Registration Statement on Form S-8
Ladies and Gentlemen:
We have acted as counsel for Vaxxinity, Inc., a Delaware corporation (the “Company”), in connection with the registration statement on Form S-8 (the “Registration Statement”), filed by the Company with the Securities and Exchange Commission (the “Commission”) under the Securities Act of 1933, as amended (the “Securities Act”), relating to the 31,714,348 shares of the Company’s Class A common stock, par value $0.0001 per share (the “Shares”), issuable under the (i) the Vaxxinity, Inc. 2021 Stock Option and Grant Plan, (ii) the Vaxxinity, Inc. 2021 Omnibus Incentive Compensation Plan, (iii) the Vaxxinity, Inc. 2021 Employee Stock Purchase Plan and (iv) the Non-Qualified Stock Option Award Agreements with each of Mei Mei Hu and Lou Reese, respectively (collectively, the “Stock Plans”).

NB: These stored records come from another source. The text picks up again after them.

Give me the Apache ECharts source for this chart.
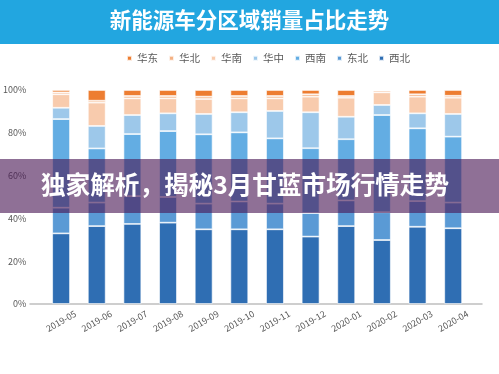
<!DOCTYPE html>
<html>
<head>
<meta charset="utf-8">
<script src="https://cdn.jsdelivr.net/npm/echarts@6/dist/echarts.min.js"></script>
<style>
html,body{margin:0;padding:0;background:#fff;}
#c{width:499px;height:374px;}
</style>
</head>
<body>
<div id="c"></div>
<script>
var categories = ['2019-05','2019-06','2019-07','2019-08','2019-09','2019-10','2019-11','2019-12','2020-01','2020-02','2020-03','2020-04'];
var legendOrder = ['华东','华北','华南','华中','西南','东北','西北'];
var xibei   = [33.0, 36.4, 37.4, 38.0, 34.9, 34.9, 34.9, 31.5, 36.4, 29.9, 36.1, 35.4];
var dongbei = [12.0, 11.0, 13.0, 12.0, 12.0, 13.0, 12.0, 11.0, 12.0, 13.0, 12.0, 12.0];
var xinan   = [41.4, 25.3, 29.0, 30.8, 32.4, 32.3, 30.5, 30.3, 28.6, 45.4, 34.0, 30.8];
var huazhong= [5.3, 10.5, 8.9, 8.3, 9.5, 9.4, 12.8, 16.8, 10.5, 4.7, 7.0, 10.6];
var huanan  = [6.3, 10.9, 7.8, 7.0, 7.0, 6.5, 5.9, 7.3, 8.9, 5.9, 7.8, 7.6];
var huabei  = [0.9, 0.9, 1.1, 1.1, 1.1, 1.1, 1.1, 1.1, 0.8, 0.8, 1.1, 0.9];
var huadong = [1.1, 5.0, 2.8, 2.8, 3.1, 2.8, 2.8, 2.0, 2.8, 0.3, 2.0, 2.7];
var yTicks = [0, 20, 40, 60, 80, 100];
var titleText = '新能源车分区域销量占比走势';
var bannerText = '独家解析，揭秘3月甘蓝市场行情走势';

var font = '"Noto Sans CJK SC", "Noto Sans", sans-serif';
var seriesDefs = [
  {name:'西北', data:xibei,   color:'#2F6EB3'},
  {name:'东北', data:dongbei, color:'#5A9AD5'},
  {name:'西南', data:xinan,   color:'#63ADE3'},
  {name:'华中', data:huazhong,color:'#9DC8EA'},
  {name:'华南', data:huanan,  color:'#F8CBAD'},
  {name:'华北', data:huabei,  color:'#F4B183'},
  {name:'华东', data:huadong, color:'#ED7D31'}
];
var series = seriesDefs.map(function(s){
  return {
    name:s.name, type:'bar', stack:'total', data:s.data,
    xAxisIndex:0, yAxisIndex:0,
    barWidth:'50%',
    itemStyle:{color:s.color, borderColor:'rgba(255,255,255,0.8)', borderWidth:0.8},
    emphasis:{disabled:true}
  };
});

var chart = echarts.init(document.getElementById('c'), null, {renderer:'canvas'});
chart.setOption({
  animation:false,
  textStyle:{fontFamily:font},
  legend:{
    data:legendOrder, left:121, top:48, itemWidth:5, itemHeight:5, itemGap:10,
    icon:'rect', textStyle:{fontSize:10.5, color:'#595959', fontFamily:font}
  },
  grid:[
    {left:41, right:28, top:90, bottom:70, containLabel:false},
    {left:30, right:17, top:90, bottom:70, containLabel:false}
  ],
  xAxis:[
    {type:'category', data:categories, gridIndex:0,
     axisLine:{show:false}, axisTick:{show:false},
     axisLabel:{rotate:30, align:'center', verticalAlign:'middle', margin:17, fontSize:9, color:'#595959', fontFamily:font}},
    {type:'category', data:[''], gridIndex:1,
     axisLine:{show:true, lineStyle:{color:'#BFBFBF', width:1.5}}, axisTick:{show:false}, axisLabel:{show:false}}
  ],
  yAxis:[
    {type:'value', gridIndex:0, min:yTicks[0], max:yTicks[yTicks.length-1], interval:20,
     axisLine:{show:false}, axisTick:{show:false}, splitLine:{show:false},
     axisLabel:{formatter:'{value}%', fontSize:9, color:'#595959', margin:17, fontFamily:font}},
    {type:'value', gridIndex:1, min:0, max:100, show:false}
  ],
  series:series,
  graphic:[
    {type:'rect', left:0, top:0, z:100, shape:{width:499, height:44}, style:{fill:'#22A6E0'}},
    {type:'text', left:'center', top:9, z:101, style:{text:titleText, fill:'#fff', font:'bold 21.5px ' + font}},
    {type:'rect', left:0, top:159, z:100, shape:{width:499, height:54}, style:{fill:'rgba(74,24,85,0.62)'}},
    {type:'text', left:41, top:172, z:101, style:{text:bannerText, fill:'#fff', font:'bold 24.6px ' + font}}
  ]
});
</script>
</body>
</html>
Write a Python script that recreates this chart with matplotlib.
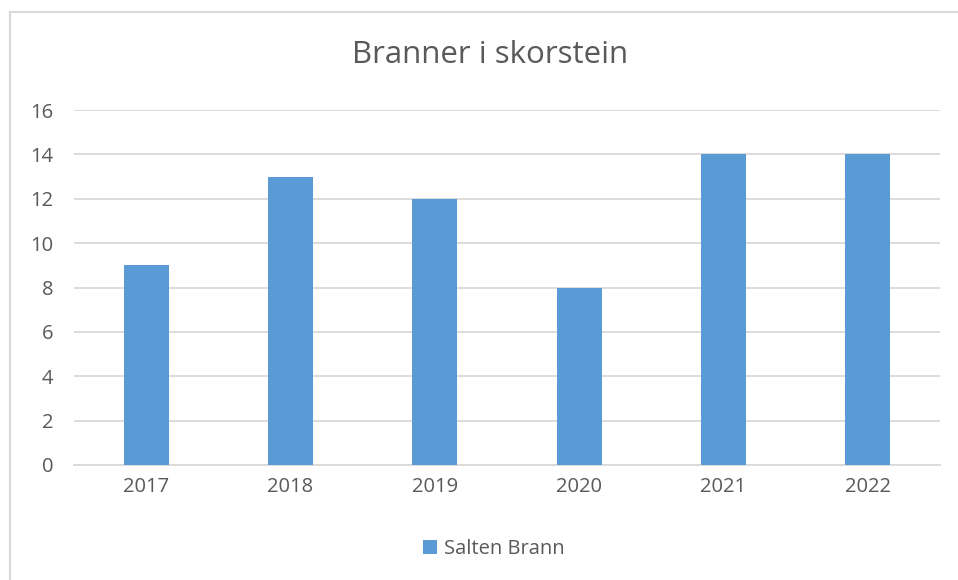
import matplotlib.pyplot as plt
from matplotlib.lines import Line2D

plt.rcParams["font.family"] = ["Open Sans", "DejaVu Sans"]

years = ["2017", "2018", "2019", "2020", "2021", "2022"]
fires = [9, 13, 12, 8, 14, 14]
series_name = "Salten Brann"
title = "Branner i skorstein"

text_color = "#595959"
grid_color = "#D9D9D9"
bar_color = "#5B9BD5"

fig = plt.figure(figsize=(9.58, 5.8), dpi=100)
ax = fig.add_axes([74 / 958, 115 / 580, 866 / 958, 355 / 580])

x = range(len(years))
ax.bar(x, fires, width=0.31, color=bar_color, label=series_name, zorder=3)

ax.set_xlim(-0.5, len(years) - 0.5)
ax.set_ylim(0, 16)
ax.set_yticks(range(0, 17, 2))
ax.set_xticks(list(x))
ax.set_xticklabels(years)
ax.yaxis.grid(True, color=grid_color, linewidth=1.3, zorder=0)
ax.xaxis.grid(False)
for s in ["top", "right", "left"]:
    ax.spines[s].set_visible(False)
ax.spines["bottom"].set_color(grid_color)
ax.spines["bottom"].set_linewidth(1.3)
ax.tick_params(axis="both", length=0, labelsize=14.5, colors=text_color)
ax.tick_params(axis="y", pad=15)
ax.tick_params(axis="x", pad=9)

fig.text(490 / 958, 1 - 55 / 580, title, ha="center", va="center",
         fontsize=22.5, color=text_color)

ax.legend(loc="center", bbox_to_anchor=(494 / 958, 1 - 549 / 580),
          bbox_transform=fig.transFigure, frameon=False, fontsize=14.5,
          labelcolor=text_color, handlelength=0.7, handleheight=0.7,
          handletextpad=0.35)

# outer chart border (left and top)
fig.add_artist(Line2D([10 / 958, 10 / 958], [0, 1 - 12 / 580],
                      transform=fig.transFigure, color=grid_color, linewidth=1.5))
fig.add_artist(Line2D([10 / 958, 1], [1 - 12 / 580, 1 - 12 / 580],
                      transform=fig.transFigure, color=grid_color, linewidth=1.5))

fig.savefig("out.png", dpi=100)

In that connection, we have examined originals, or copies certified or otherwise identified to our satisfaction, of such documents, corporate records and other instruments as we have deemed necessary or appropriate for the purposes of this opinion, including, without limitation: (a) the Second Amended and Restated Certificate of Incorporation of the Company; (b) the Amended and Restated Bylaws of the Company; (c) certain resolutions adopted by the Board of Directors of the Company; and (d) the Stock Plans.
In rendering our opinion, we have assumed the genuineness of all signatures, the legal capacity of all natural persons, the authenticity of all documents submitted to us as originals, the conformity to original documents of all documents submitted to us as certified, conformed or photostatic copies and the authenticity of the originals of such latter documents. As to all questions of fact material to this opinion that have not been independently established, we have relied upon certificates or comparable documents of officers and representatives of the Company.